While I have listed a few warts that I can quickly show and tickle, there are countless ones out there. I really don’t need more examples. I would frankly be surprised if one were to find a language or library that doesn’t contain a wart.
1
A “bug” is an informal term for a defect in the software. It usually refers to something wrong in the code. If you want to use formal terms, you would want to use words like “error” (a human action or inaction that led to an incorrect result), “fault” or “defect” (a wrong step, process, or definition), and “failure” (an inaccurate result). An error will lead to a fault or defect that can manifest itself as a failure. This answer by dukeofgaming (along with other answers in that question) is a good explanation of the difference between defects, failures, and bugs.
These terms can be applied to more than just source code.
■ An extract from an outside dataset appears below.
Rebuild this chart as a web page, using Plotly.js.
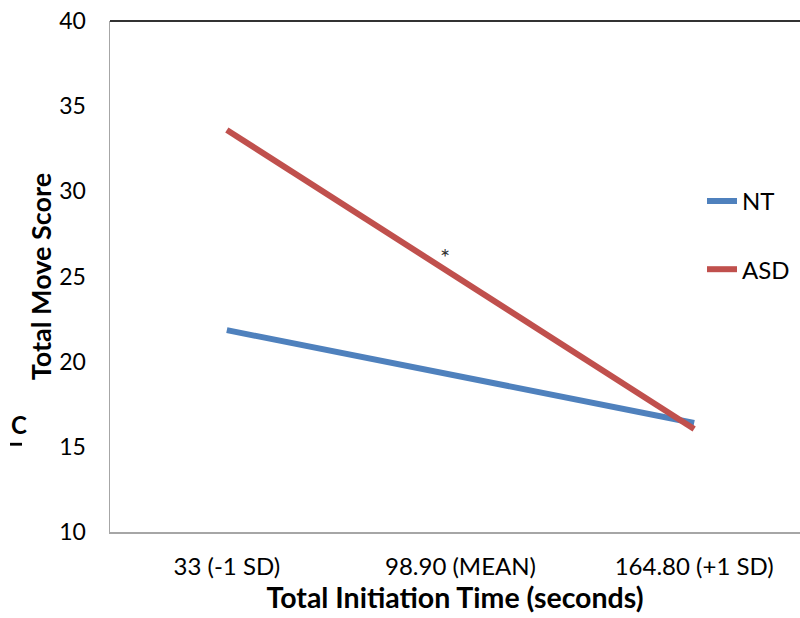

For example, an error made in your requirements can manifest as a defect in your design. If a user sees this behavior, they may interpret it as a failure, even if your testing doesn’t. Your software code could be a reflection of your understanding of your requirements, but that understanding is incorrect. This sounds very much like what happened in your situation – the software is behaving as the developers intended it to. Still, their intentions and the expectations of the users did not align.
The difference is that “bug” implies the software is doing something wrong, and that it should be able to do that thing better than it currently is.
Most undesirable behaviors that I would not consider bugs would fall into one of these categories:
- A flaw that’s inherent in the nature of the application, and simply cannot be avoided. Your mobile phone’s browser may take a long time to load a web page when you have a very weak cell signal. It may also display vulgar, offensive, or just plain irritating content that you did not want to see. In general, these are not problems the browser can ever completely solve.
- A tradeoff with another design goal. Many programming languages allow floating point numbers to have rounding error, because doing all their math with arbitrary-precision arithmetic would be too performance intensive. There have been many arguments about which rounding errors do and do not qualify as bugs.
- A simple mistake in the design that, for whatever reason, is no longer feasible to change.
- A flaw, tradeoff or design error in the specification that a program needs to conform to. Most C++ compilers will allow you to compile code that is very obviously broken, because otherwise they wouldn’t be conformant to the C++ Standard.
I don’t fully understand the numpy array indexing issue you’ve linked to, but it sounds like it’s in the third category.
A bug would be behaviour that appears because someone, somewhere made a mistake. It might be the UI designer who told the developers to implement wrong behaviour, it might be a developer making a mistake, or the compiler.
On the other hand, if it was decided that the action for some button will not be implemented because it’s too much cost and effort for the gain, that’s certainly undesired behaviour, but it is intentional, not a bug.
A bug is when the user-observable behavior differs from the documented behavior. An undesired behavior is when the user-observable behavior correctly corresponds to the documented behavior, but you would rather like to have a different behavior.